Outre les aspects financiers, la difficulté suivante concerne le choix des candidats. «Il n’est pas toujours évident de trouver des collaborateurs polyvalents et prêts à faire face à la charge de travail qu’induit le démarrage d’une jeune société, confie Eric Arnould. J’ai aussi eu beaucoup de mal à trouver des comptables qui excellent à la fois dans les chiffres… et en anglais.» La maîtrise de cette langue est en effet de plus en plus demandée au sein des directions financières de start-up, compte tenu des ambitions internationales de beaucoup d’entre elles. Afin que la structure soit opérationnelle le plus rapidement possible, l’embauche de profils seniors est souvent privilégiée. «J’ai toujours préféré commencer par recruter des chefs comptables généraux avant de leur adjoindre les services de comptables spécialisés, plutôt que l’inverse, poursuit Eric Arnould. Certes, les salaires de ces collaborateurs expérimentés sont plus élevés, mais ces derniers apportent une plus forte valeur ajoutée à la direction financière d’une entreprise car ils sont capables de réaliser beaucoup de tâches différentes.»

Structurer sa fonction finance représente donc un coût pour une start-up, mais cet investissement se révèle généralement très productif. «Beaucoup de jeunes entreprises disparaissent malheureusement rapidement, malgré de bons produits, un bon marché et de bonnes équipes, car elles n’ont pas su gérer leurs finances et se retrouvent en défaut de paiement», constate Eric Arnould. Selon une étude de la société américaine CB Insights publiée début 2014 et portant sur une centaine de start-up internationales, les difficultés de trésorerie sont en effet la seconde cause de faillite des jeunes sociétés, après un mauvais positionnement sur leur marché.
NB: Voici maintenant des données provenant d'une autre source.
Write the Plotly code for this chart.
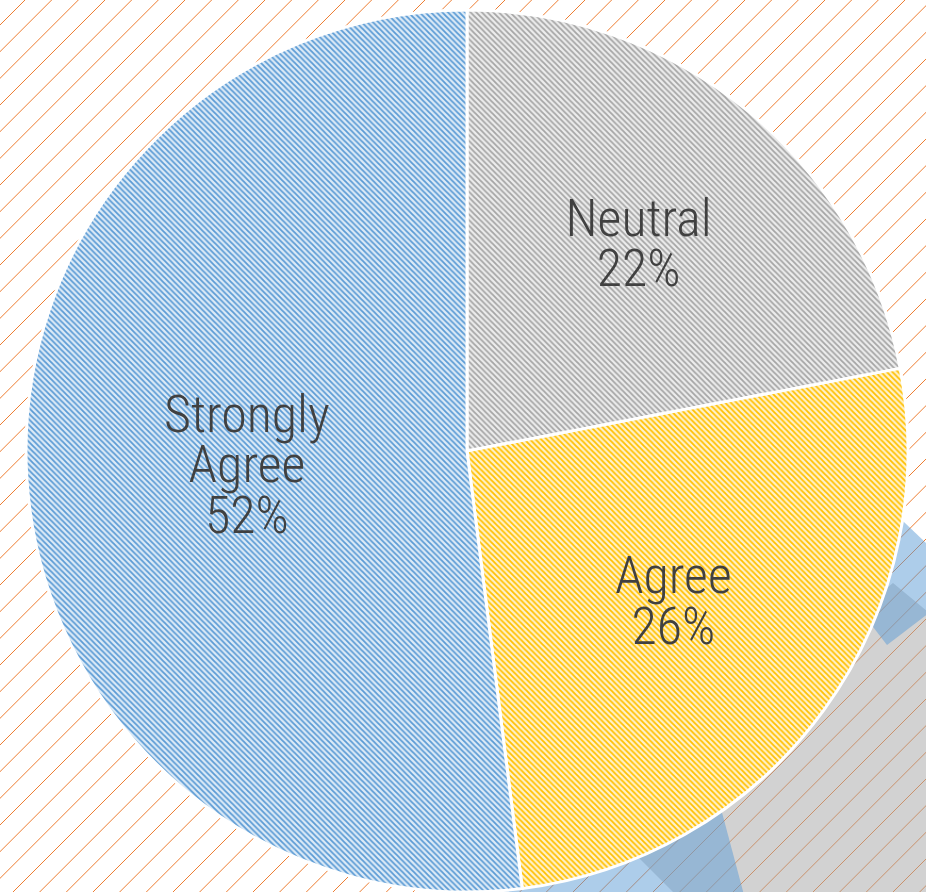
import plotly.graph_objects as go

# ---- data ----
labels = ["Neutral", "Agree", "Strongly Agree"]
values = [22, 26, 52]
fg_colors = ["#A5A5A5", "#FFC000", "#5B9BD5"]
bg_colors = ["#EDEDED", "#FFF2CC", "#DDEBF7"]

W, H = 926, 892
FONT = "Roboto Condensed, Roboto, Noto Sans, Liberation Sans, sans-serif"
BIG = 52
SPAN_STYLE = f"font-size:{BIG}px;font-weight:300"


def pt(x, y):
    return f"{x / W:.5f},{1 - y / H:.5f}"


def poly(points):
    return "M" + " L".join(pt(x, y) for x, y in points) + " Z"


# background hatch (orange diagonal lines)
step = 80 / 3
segs = []
c = 25 - 2 * step
while c < W + H + step:
    segs.append(f"M{pt(c, 0)} L{pt(c - H, H)}")
    c += step

shapes = [
    dict(type="path", xref="paper", yref="paper", path=" ".join(segs),
         line=dict(color="#ED7D31", width=1), layer="below"),
    # decorative translucent blocks (bottom right)
    dict(type="path", xref="paper", yref="paper",
         path=poly([(600, 819), (893, 583), (1000, 671), (1000, 1000), (781, 1000)]),
         fillcolor="rgba(165,165,165,0.5)", line=dict(width=0), layer="below"),
    dict(type="path", xref="paper", yref="paper",
         path=poly([(800, 423), (968, 583), (887, 645), (800, 532)]),
         fillcolor="rgba(91,155,213,0.5)", line=dict(width=0), layer="below"),
    dict(type="path", xref="paper", yref="paper",
         path=poly([(700, 730), (748, 910), (480, 910), (480, 800)]),
         fillcolor="rgba(91,155,213,0.5)", line=dict(width=0), layer="below"),
]

span = f"<span style='{SPAN_STYLE}'>"
texts = ["<br>".join(span + w + "</span>" for w in lab.split(" ")) for lab in labels]

fig = go.Figure(go.Pie(
    labels=labels,
    values=values,
    text=texts,
    texttemplate="%{text}<br>" + span + "%{percent}</span>",
    sort=False,
    direction="clockwise",
    rotation=0,
    textposition="inside",
    insidetextorientation="horizontal",
    insidetextfont=dict(family=FONT, size=39, color="#404040"),
    marker=dict(
        colors=bg_colors,
        pattern=dict(shape="\\", fgcolor=fg_colors, bgcolor=bg_colors,
                     size=4, solidity=0.45),
        line=dict(color="white", width=3),
    ),
    domain=dict(x=[25 / W, 909 / W], y=[0, 1 - 10 / H]),
    showlegend=False,
    hoverinfo="label+percent",
))

fig.update_layout(
    width=W, height=H,
    margin=dict(l=0, r=0, t=0, b=0),
    paper_bgcolor="white",
    plot_bgcolor="white",
    shapes=shapes,
    showlegend=False,
)

fig.write_html(
    "out.html",
    config={"displayModeBar": False},
    post_script="document.body.style.margin='0';document.body.style.overflow='hidden';",
)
Quand recruter un directeur financier ?

A la création d’une start-up, les effectifs se composent généralement uniquement de ses membres fondateurs. Ces derniers assument donc les différentes tâches financières de l’entreprise, et procèdent notamment à la constitution du capital d’amorçage, via des levées de fonds.
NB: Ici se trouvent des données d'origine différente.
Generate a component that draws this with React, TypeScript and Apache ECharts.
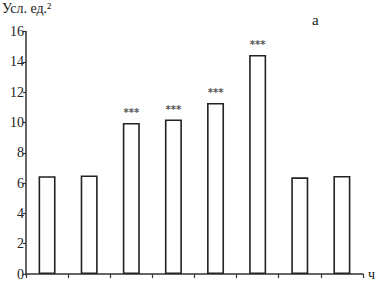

C’est lorsque l’activité de la société se développe que les dirigeants procèdent le plus souvent au recrutement d’un directeur financier. «La structuration d’une fonction finance devient nécessaire lorsque la start-up effectue de nouveaux tours de financements, car cela est réclamé par les capital-risqueurs et les banques, constate Eric Arnould, directeur administratif et financier de Cybergun. Les prêteurs veulent en effet s’assurer que la trésorerie et la profitabilité de l’entreprise sera gérée par un professionnel.» De plus, le recrutement d’un directeur financier est judicieux pour les futures opérations complexes qu’une entreprise en forte croissance pourra choisir de mettre en place, comme une introduction en Bourse.